SAN DIEGO -- There were plenty of question marks on the Padres’ roster entering the 2020 season. The bullpen was not supposed to be one of them. But bullpens are often fickle, and on Sunday, the Padres' top two back-end arms cost them their best start since 1984.
Not that one game should change any of the lofty projections for the San Diego bullpen. But Yates and Pagán clearly weren’t the best versions of themselves. Pagán allowed the first three hitters he faced to reach base, as the D-backs turned a 1-0 deficit into a 2-1 lead. After Greg Garcia’s game-tying single in the bottom of the frame, Padres manager Jayce Tingler called on Yates.
Typically one of the best in baseball at spotting his fastball, Yates’ command of the pitch was practically nonexistent on Sunday. He walked consecutive hitters to load the bases before Ketel Marte put Arizona on top with a sacrifice fly. David Peralta tacked on an RBI single.
“After today, we're going to move forward,” Tingler said. “I've got zero issues [with the bullpen] moving forward. When you're carrying a 1-0 lead, you expose yourself, especially with those hitters over there, as skilled as they are.”
The Padres took that 1-0 lead courtesy of a third-inning home run from Eric Hosmer, but they failed to build on it, despite a handful of opportunities. San Diego recorded nine walks and six hits but left 12 men on base.
“We had some chances, had guys on base and just didn't cash them in,” Tingler said. “We just couldn't get that hit to get us going. They stayed around, stayed around, and they're a really good team.”
Good enough to break through against two of the best relievers in baseball. Pagán posted a 2.31 ERA last season with 12.3 strikeouts per nine innings. Yates notched a 1.19 mark with 15 K/9 and was first-team all-MLB. Neither of the two looked the part on Sunday.
In a 60-game season, bullpen hiccups are bound to sting a bit more than they otherwise would. But the Padres aren’t fretting, given the track records of both Pagán and Yates. They’ve also built one of the deepest relief corps in baseball behind those two. Six other relievers combined for 7 1/3 innings of one-run ball this weekend.

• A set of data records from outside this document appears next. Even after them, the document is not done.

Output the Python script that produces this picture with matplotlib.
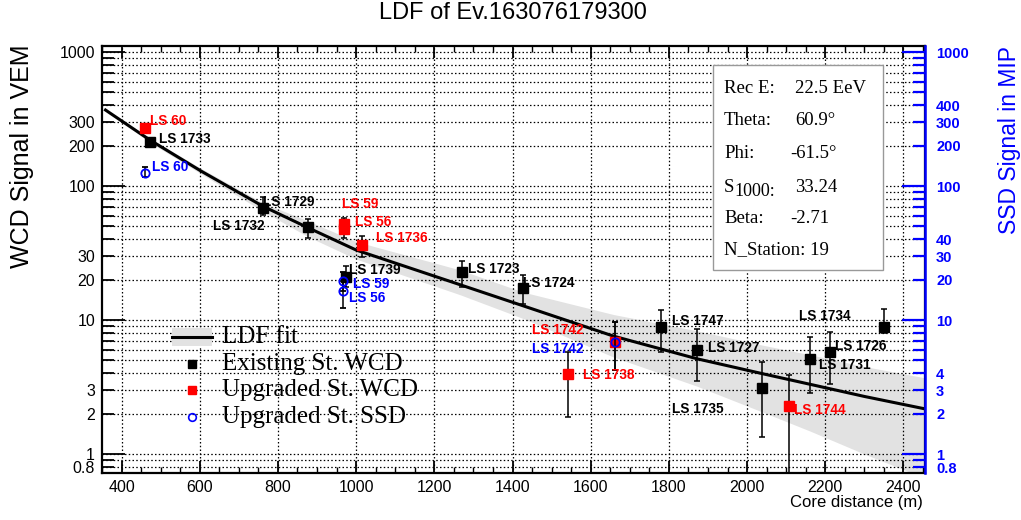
import matplotlib
matplotlib.use('Agg')
import matplotlib.pyplot as plt
from matplotlib.ticker import FixedLocator, FuncFormatter
from matplotlib.lines import Line2D
from matplotlib.patches import Rectangle

plt.rcParams['font.family'] = ['Liberation Sans', 'DejaVu Sans']

# existing stations, WCD signal (VEM)
ex_names = ['LS 1733', 'LS 1729', 'LS 1732', 'LS 1739', 'LS 1723', 'LS 1724',
            'LS 1747', 'LS 1727', 'LS 1735', 'LS 1731', 'LS 1726', 'LS 1734']
ex_r = [472, 761, 876, 973, 1270, 1426, 1779, 1871, 2039, 2162, 2213, 2349]
ex_s = [213, 68.5, 49.4, 20.9, 22.8, 17.3, 8.87, 5.97, 3.11, 5.12, 5.77, 8.87]
ex_lo = [203, 60.8, 40.9, 17.5, 17.6, 13.1, 5.77, 3.5, 1.34, 2.85, 3.33, 7.99]
ex_hi = [224, 82.8, 56.7, 25.3, 27.6, 21.7, 11.9, 8.55, 4.86, 7.45, 8.13, 12.1]

# upgraded stations, WCD signal (VEM)
up_names = ['LS 60', 'LS 59', 'LS 56', 'LS 1736', 'LS 1738', 'LS 1742', 'LS 1744']
up_r = [461, 968, 968, 1014, 1541, 1661, 2108]
up_s = [271, 52, 47.8, 36.3, 3.95, 6.85, 2.28]
up_lo = [262, 45, 40.9, 29.5, 1.89, 4.23, 0.5]
up_hi = [281, 57.8, 54, 42.3, 5.77, 9.65, 3.89]

# upgraded stations, SSD signal (MIP)
ssd_names = ['LS 60', 'LS 59', 'LS 56', 'LS 1742']
ssd_r = [459, 966, 966, 1661]
ssd_s = [125, 19.5, 16.5, 6.85]
ssd_lo = [117, 16.5, 12.3, 4.23]
ssd_hi = [139, 23, 19.5, 9.65]

# LDF fit line and its uncertainty band
fit_r = [359, 472, 602, 761, 876, 1000, 1267, 1426, 1658, 1873, 2039, 2162, 2300, 2456]
fit_s = [369, 221, 130, 70.8, 49.0, 33.3, 18.3, 12.8, 7.59, 5.13, 3.98, 3.31, 2.69, 2.17]
band_hi = [375, 228, 136, 75, 55, 38.5, 23.6, 16.2, 11.0, 8.3, 6.5, 5.5, 4.5, 3.7]
band_lo = [364, 212, 124, 65, 42, 28.5, 15.4, 10.3, 5.3, 3.2, 2.06, 1.48, 1.0, 0.66]

# station labels: text, r, signal, colour
labels = [
    ('LS 60', 474, 305, 'red'), ('LS 1733', 497, 224, 'black'),
    ('LS 60', 479, 139, 'blue'), ('LS 1729', 763, 76, 'black'),
    ('LS 1732', 635, 50.3, 'black'), ('LS 59', 965, 73, 'red'),
    ('LS 56', 996, 53.9, 'red'), ('LS 1736', 1050, 40.9, 'red'),
    ('LS 1739', 983, 23.6, 'black'), ('LS 59', 991, 18.6, 'blue'),
    ('LS 56', 983, 14.6, 'blue'), ('LS 1723', 1285, 24, 'black'),
    ('LS 1724', 1428, 18.9, 'black'), ('LS 1742', 1451, 8.42, 'red'),
    ('LS 1742', 1451, 6.07, 'blue'), ('LS 1738', 1579, 3.89, 'red'),
    ('LS 1747', 1807, 9.84, 'black'), ('LS 1727', 1901, 6.18, 'black'),
    ('LS 1735', 1807, 2.17, 'black'), ('LS 1734', 2134, 10.7, 'black'),
    ('LS 1726', 2226, 6.4, 'black'), ('LS 1731', 2183, 4.61, 'black'),
    ('LS 1744', 2121, 2.13, 'red'),
]

info_names = ['Rec E:', 'Theta:', 'Phi:', 'S', 'Beta:', 'N_Station: 19']
info_vals = ['22.5 EeV', '60.9\u00b0', '-61.5\u00b0', '33.24', '-2.71', '']

leg_labels = ['LDF fit', 'Existing St. WCD', 'Upgraded St. WCD', 'Upgraded St. SSD']

yticks_major = [1, 10, 100, 1000]
yticks_minor = [0.8, 0.9] + [m * d for d in (1, 10, 100) for m in range(2, 10)]
left_labeled = [0.8, 1, 2, 3, 10, 20, 30, 100, 200, 300, 1000]
right_labeled = [0.8, 1, 2, 3, 4, 10, 20, 30, 40, 100, 200, 300, 400, 1000]

W, H = 1021, 520
band_gray = '#e2e2e2'
serif = ['Liberation Serif', 'DejaVu Serif']


def px(x, y):
    return x / W, 1 - y / H


def make_fmt(keep):
    def f(v, pos):
        for k in keep:
            if abs(v - k) < 1e-6 * k:
                return '%g' % v
        return ''
    return FuncFormatter(f)


fig = plt.figure(figsize=(W / 100, H / 100), dpi=100)
ax = fig.add_axes([102 / W, 1 - 473 / H, 823 / W, 427 / H])

ax.fill_between(fit_r, band_lo, band_hi, color=band_gray, lw=0, zorder=1)
ax.plot(fit_r, fit_s, color='black', lw=2.2, zorder=2)

ekw = dict(ls='none', ecolor='black', elinewidth=1.1, capsize=2, capthick=1.1)
ax.errorbar(ex_r, ex_s, yerr=[[s - l for s, l in zip(ex_s, ex_lo)], [h - s for s, h in zip(ex_s, ex_hi)]],
            marker='s', ms=7, color='black', zorder=3, **ekw)
ax.errorbar(up_r, up_s, yerr=[[s - l for s, l in zip(up_s, up_lo)], [h - s for s, h in zip(up_s, up_hi)]],
            marker='s', ms=6.5, color='red', mec='red', zorder=4, **ekw)
ax.errorbar(ssd_r, ssd_s, yerr=[[s - l for s, l in zip(ssd_s, ssd_lo)], [h - s for s, h in zip(ssd_s, ssd_hi)]],
            marker='o', ms=6, mfc='none', mec='blue', mew=1.3, zorder=5, **ekw)

for txt, r, s, c in labels:
    ax.text(r, s, txt, color=c, fontsize=9.8, fontweight='bold', ha='left', va='center', zorder=6)

ax.set_yscale('log')
ax.set_xlim(350, 2455)
ax.set_ylim(0.722, 1109)
ax.xaxis.set_major_locator(FixedLocator(range(400, 2401, 200)))
ax.xaxis.set_minor_locator(FixedLocator(range(350, 2451, 50)))
ax.yaxis.set_major_locator(FixedLocator(yticks_major))
ax.yaxis.set_minor_locator(FixedLocator(yticks_minor))
ax.yaxis.set_major_formatter(make_fmt(left_labeled))
ax.yaxis.set_minor_formatter(make_fmt(left_labeled))

dots = (0, (1.2, 1.8))
ax.grid(axis='x', which='major', color='black', ls=dots, lw=0.9)
ax.grid(axis='y', which='both', color='black', ls=dots, lw=0.9)

ax.tick_params(axis='y', which='major', direction='in', length=16.5, width=1.3, labelsize=11.5, pad=5)
ax.tick_params(axis='y', which='minor', direction='in', length=8.6, width=1.3, labelsize=11.5, pad=5)
ax.tick_params(axis='x', which='major', direction='in', length=8.6, width=1.3, top=True, labelsize=11.5, pad=5)
ax.tick_params(axis='x', which='minor', direction='in', length=4.3, width=1.0, top=True)
for sp in ax.spines.values():
    sp.set_linewidth(1.6)

ax2 = ax.twinx()
ax2.set_yscale('log')
ax2.set_ylim(0.722, 1109)
ax2.yaxis.set_major_locator(FixedLocator(yticks_major))
ax2.yaxis.set_minor_locator(FixedLocator(yticks_minor))
ax2.yaxis.set_major_formatter(make_fmt(right_labeled))
ax2.yaxis.set_minor_formatter(make_fmt(right_labeled))
ax2.tick_params(axis='y', which='major', direction='in', length=16.5, width=1.6, colors='blue', labelsize=10.5, pad=8)
ax2.tick_params(axis='y', which='minor', direction='in', length=8.6, width=1.6, colors='blue', labelsize=10.5, pad=8)
for k in ('left', 'top', 'bottom'):
    ax2.spines[k].set_visible(False)
ax2.spines['right'].set_color('blue')
ax2.spines['right'].set_linewidth(1.8)

# legend, drawn by hand in figure pixels like the ROOT TLegend
leg_x, leg_y0, leg_dy = 192, 337, 26.7
ax.add_patch(Rectangle(px(172, leg_y0 + 9), 40 / W, 18 / H, transform=fig.transFigure,
                       facecolor=band_gray, edgecolor='none', zorder=7, clip_on=False))
ax.add_line(Line2D([172 / W, 212 / W], [1 - leg_y0 / H] * 2, transform=fig.transFigure,
                   color='black', lw=2.2, zorder=8, clip_on=False))
leg_styles = [dict(marker='s', color='black', ms=5.5),
              dict(marker='s', color='red', ms=5.5),
              dict(marker='o', mfc='none', mec='blue', mew=1.2, ms=5.5)]
for i, st in enumerate(leg_styles):
    yy = 1 - (leg_y0 + (i + 1) * leg_dy) / H
    ax.add_line(Line2D([leg_x / W], [yy], transform=fig.transFigure, ls='none',
                       zorder=8, clip_on=False, **st))
for i, lab in enumerate(leg_labels):
    fig.text(*px(222, leg_y0 + i * leg_dy), lab, family=serif, fontsize=18, va='center', ha='left')

# info box
x0, y0 = px(713, 270)
x1, y1 = px(883, 65)
ax.add_patch(Rectangle((x0, y0), x1 - x0, y1 - y0, transform=fig.transFigure, facecolor='white',
                       edgecolor='#999999', lw=1, zorder=7, clip_on=False))
row_y = [88, 120, 153, 187, 218, 250]
for name, val, yy in zip(info_names, info_vals, row_y):
    fig.text(*px(724, yy), name, family=serif, fontsize=13.5, va='center', ha='left', zorder=8)
    if name == 'S':
        fig.text(*px(734, yy + 4), '1000:', family=serif, fontsize=13, va='center', ha='left', zorder=8)
    if val:
        vx = 790 if val.startswith('-') else 795
        fig.text(*px(vx, yy), val, family=serif, fontsize=13.5, va='center', ha='left', zorder=8)

fig.text(*px(513, 13), 'LDF of Ev.163076179300', fontsize=17, ha='center', va='center')
fig.text(*px(923, 503), 'Core distance (m)', fontsize=12, ha='right', va='center')
fig.text(*px(22, 44), 'WCD Signal in VEM', fontsize=18, rotation=90, ha='center', va='top')
fig.text(*px(1009, 46), 'SSD Signal in MIP', fontsize=16.5, rotation=90, ha='center', va='top', color='blue')

fig.canvas.draw()
for t in ax2.get_yticklabels(which='both'):
    t.set_fontweight('bold')

fig.savefig('out.png', dpi=100)
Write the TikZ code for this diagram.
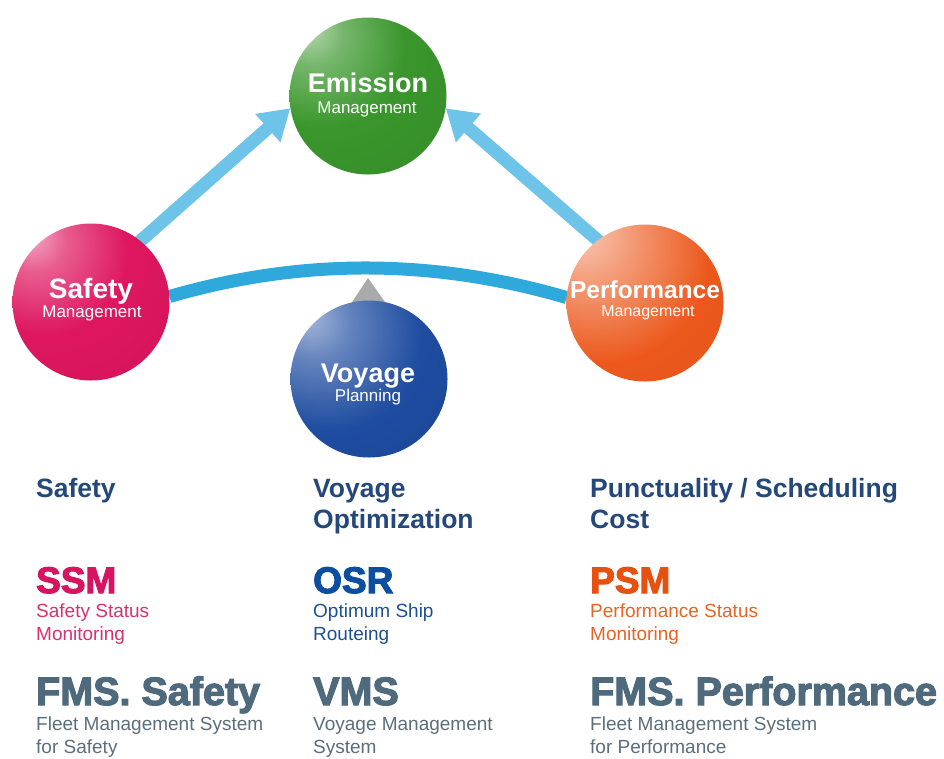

The fact is: If Pagán and Yates are the two biggest issues through three games, it was probably a successful opening weekend in San Diego. (And if not for a sprawling ninth-inning grab by Peralta on a Tommy Pham liner, the Padres might be 3-0 for the first time since their 1984 pennant-winning campaign.)
“We regroup, get some rest this evening and do it again tomorrow,” Tingler said. “A chance to win the series.”
Rotation ‘pitching with our hair on fire’
Tingler noted that he would’ve felt comfortable giving the No. 1 spot in the rotation to any of his three starting pitchers this weekend. They certainly all pitched like Opening Day starters.
After Chris Paddack and Dinelson Lamet baffled D-backs hitters on Friday and Saturday, respectively, Garrett Richards followed suit. He worked five scoreless frames, allowing just a hit and three walks while striking out six.
“I don’t think teams are going to be very excited to come in here and catch us three,” Richards said. “We’re pitching with our hair on fire, and we’re ready to go. We’re out there to win, and these young kids, man, they’re super talented, and they work hard.
“There’s only even better things to come. It’s very, very exciting right now. I feel like we’re just touching the surface.”
The trio of Paddack, Lamet and Richards combined for 16 innings of one-run ball this weekend with 18 strikeouts. But Paddack and Lamet were given a bit more leash than Richards, who was lifted after just 73 pitches.
Richards, who made three starts late last season after recovering from Tommy John surgery, said he understood the decision. He’s been eyeing this season ever since he signed his deal with the Padres, post-surgery in 2018. And in his first start, he looked like vintage Garrett Richards.
“I’m having fun playing baseball again,” Richards said. “It’s not rehab anymore. … It just feels good to be back out there, pitching and pain-free.”
Big spot, first hit
Tingler called on utility man Jake Cronenworth for his big league debut with the Padres trailing by a run in the eighth. He pinch-ran for Hosmer, who had worked a leadoff walk. Cronenworth smartly tagged and went to third base on a deep fly ball from Jurickson Profar, before scoring on Garcia’s game-tying single.
Of course, when Cronenworth pinch-ran, Tingler gambled that Hosmer’s spot in the order wouldn’t come up again. With two outs in the ninth -- and Cronenworth as the tying run -- it did.
Cronenworth, the team’s No. 17 prospect, delivered anyway. He laced a hanging Archie Bradley curveball into the right-field corner for an RBI double, cutting Arizona’s lead to one. But two pitches later, Cronenworth was left stranded at second when Wil Myers tapped back to the mound to end the game.